More Questions Raised in Probe of Preachers (Christian Post, 071204)

 

Days ahead of the deadline Thursday, when six popular televangelists are expected to turn over their financial records for a Senate probe, traditional Christians are not applauding the investigation.

 

Some Christians wonder what the future implications of the inquiry, led by Sen. Charles Grassley (R-Iowa), might be for Christian media ministries.

 

“What we’re concerned about is the future of Christian broadcasting and Christian ministries – nonprofit ones – if this inquiry is either broadened or ratcheted up and hearings are held and new legislation is considered,” said Craig Parshall, senior vice president and general counsel for the National Religious Broadcasters, according to The Associated Press.

 

Grassley sent letters last month to six leaders – Paula White, Joyce Meyer, Creflo Dollar, Eddie Long, Kenneth Copeland and Benny Hinn – who head prominent faith-based ministries, requesting financial statements and responses to a wide range of questions regarding their personal and organizational finances.

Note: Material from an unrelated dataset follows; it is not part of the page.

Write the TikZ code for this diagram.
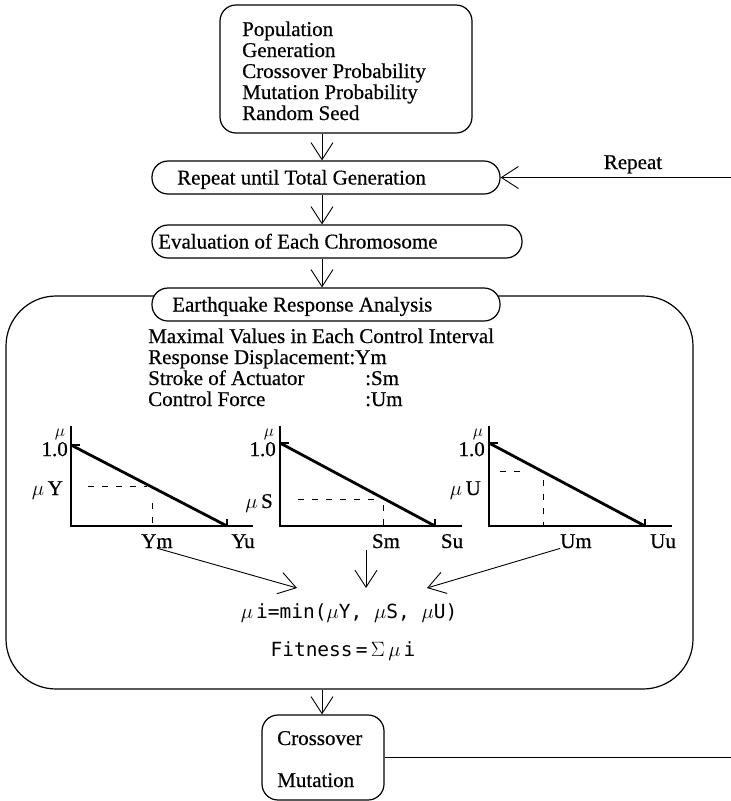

The investigation by Grassley, who is the ranking Republican on the Senate Committee on Finance, was prompted by complaints from watchdog groups and media coverage on the pastors’ extravagant lifestyles and whether they are abusing their nonprofit status.

 

“My business is the enforcement of the tax laws and the integrity of the tax code and making sure that trustees of charitable giving are true trustees,” Grassley said, according to NPR.

 

Charisma magazine editor Lee Grady expressed support for the investigation, saying “questions need to be asked.”

 

“That’s why I refuse to demonize Grassley for launching this probe,” he wrote in a recent column.

 

Grady found it unfortunate that the investigation was initiated by someone in the federal government and insisted that the Christian public should have demanded a higher level of accountability a long time ago.

 

Some – including Paul Crouch Jr. from the Trinity Broadcasting Network, which watchdog groups have also questioned but is not currently under investigation – have criticized Grady for defending the Senate probe.

 

While Grady hopes the pastors – who preach what critics call the “prosperity gospel,” which claims wealth is a sign of God’s favor – can prove no wrongdoing, he said, “if God wants to use a senator to help the American church clean up its act, then I say bring on the reformation,” according to his column.

 

But some wonder whether the investigation is the right way to end any wrongdoing.

 

“We’re not representing any of the parties involved, but when I see a senator charging into organizations, wielding this kind of budget ax and laying bare religious figures and expenditures, huge constitutional questions are being raised,” said Garry McCaleb, senior counsel at the Alliance Defense Fund, a religious liberty legal group.

 

The ministries have said they comply with tax laws, but it is unclear how many will respond this week to Grassley’s inquiries.